Although quite short, the Soviet Marxist-Leninist theorist Sobolev makes excellent use of the limited pages to elucidate the state form of people's democracy as a form of the dictatorship of the proletariat, explaining in genius terms, making use of extensive quotations from the Marxist classics, the conditions under which people's democracy was born, the stages people's democracy goes through as it transitions from a dictatorship of the proletariat and peasantry to a dictatorship of the proletariat, why it didn't take root in Western Europe, and how it differs from the Soviet form of dictatorship of the proletariat as the highest form.
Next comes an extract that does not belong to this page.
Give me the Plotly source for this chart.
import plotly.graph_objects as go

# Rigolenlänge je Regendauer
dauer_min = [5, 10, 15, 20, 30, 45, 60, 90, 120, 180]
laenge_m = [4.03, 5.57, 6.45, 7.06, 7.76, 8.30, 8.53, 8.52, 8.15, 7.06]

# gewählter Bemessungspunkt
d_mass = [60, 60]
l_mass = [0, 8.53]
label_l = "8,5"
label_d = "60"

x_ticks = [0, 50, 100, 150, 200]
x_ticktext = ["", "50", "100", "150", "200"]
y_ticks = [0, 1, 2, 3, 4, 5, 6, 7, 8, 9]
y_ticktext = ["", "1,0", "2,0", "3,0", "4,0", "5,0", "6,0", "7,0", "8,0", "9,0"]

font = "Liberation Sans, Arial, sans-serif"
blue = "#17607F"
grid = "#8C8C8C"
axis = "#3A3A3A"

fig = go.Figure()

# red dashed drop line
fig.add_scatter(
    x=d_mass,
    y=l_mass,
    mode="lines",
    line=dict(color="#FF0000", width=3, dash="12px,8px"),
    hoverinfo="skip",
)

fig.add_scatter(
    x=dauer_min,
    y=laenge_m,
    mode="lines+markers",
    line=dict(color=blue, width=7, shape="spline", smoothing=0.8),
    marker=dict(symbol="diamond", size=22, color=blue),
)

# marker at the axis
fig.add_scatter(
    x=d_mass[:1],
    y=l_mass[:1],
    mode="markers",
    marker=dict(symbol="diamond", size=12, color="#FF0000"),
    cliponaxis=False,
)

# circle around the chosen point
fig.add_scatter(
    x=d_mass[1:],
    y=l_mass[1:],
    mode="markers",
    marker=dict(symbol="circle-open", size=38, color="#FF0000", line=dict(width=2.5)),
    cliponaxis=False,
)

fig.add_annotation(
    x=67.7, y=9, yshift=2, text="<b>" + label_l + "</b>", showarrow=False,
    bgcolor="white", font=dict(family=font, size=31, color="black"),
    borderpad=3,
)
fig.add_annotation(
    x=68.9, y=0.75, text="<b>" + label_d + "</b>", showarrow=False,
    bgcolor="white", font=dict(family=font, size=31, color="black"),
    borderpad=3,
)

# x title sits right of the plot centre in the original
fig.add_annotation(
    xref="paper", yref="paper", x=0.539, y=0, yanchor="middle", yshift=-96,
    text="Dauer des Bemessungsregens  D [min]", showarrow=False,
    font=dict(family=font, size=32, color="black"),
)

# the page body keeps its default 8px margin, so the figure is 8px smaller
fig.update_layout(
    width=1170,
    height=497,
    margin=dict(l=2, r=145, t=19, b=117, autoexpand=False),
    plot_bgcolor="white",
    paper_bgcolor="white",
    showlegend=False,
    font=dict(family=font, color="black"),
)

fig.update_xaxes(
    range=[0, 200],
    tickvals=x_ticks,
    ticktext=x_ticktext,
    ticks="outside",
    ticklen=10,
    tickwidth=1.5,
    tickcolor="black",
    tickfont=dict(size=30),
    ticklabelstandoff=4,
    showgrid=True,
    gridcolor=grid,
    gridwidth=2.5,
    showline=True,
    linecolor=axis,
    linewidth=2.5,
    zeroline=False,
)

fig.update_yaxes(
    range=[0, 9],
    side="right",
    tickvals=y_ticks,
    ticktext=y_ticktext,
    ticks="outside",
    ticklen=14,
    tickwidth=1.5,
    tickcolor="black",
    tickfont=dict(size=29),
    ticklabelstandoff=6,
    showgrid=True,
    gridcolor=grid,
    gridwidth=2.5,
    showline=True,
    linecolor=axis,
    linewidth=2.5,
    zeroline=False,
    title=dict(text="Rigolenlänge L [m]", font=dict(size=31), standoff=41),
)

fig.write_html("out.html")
Even though all of the people's democracies have ceased to exist today as Vietnam, China, and the DPRK proceeded from the road of socialist construction to the road of preserving capitalism under the leadership of their respective opportunists and people's democracy in Europe was liquidated in the period of 1953-56, this book still has a lot to offer first in both understanding people's democracy as a form of the dictatorship of the proletariat (especially after the Khrushchevites, Titoites, and Maoists so distorted it) and the correct Leninist-Stalinist policies pursued after WWII, and also in understanding just how the revisionists distorted the concept of people's democracy, transforming it into bourgeois democracy everywhere, a feature that is especially evident by comparing this work and Stalin's writings with the opportunist theories of Mao Tse-Tung who rejected the course of socialist construction in China.
All in all, an excellent work, its only shortcomings being in some parts where it deals with other forms of proletarian dictatorship apart from the soviets and people's democracy.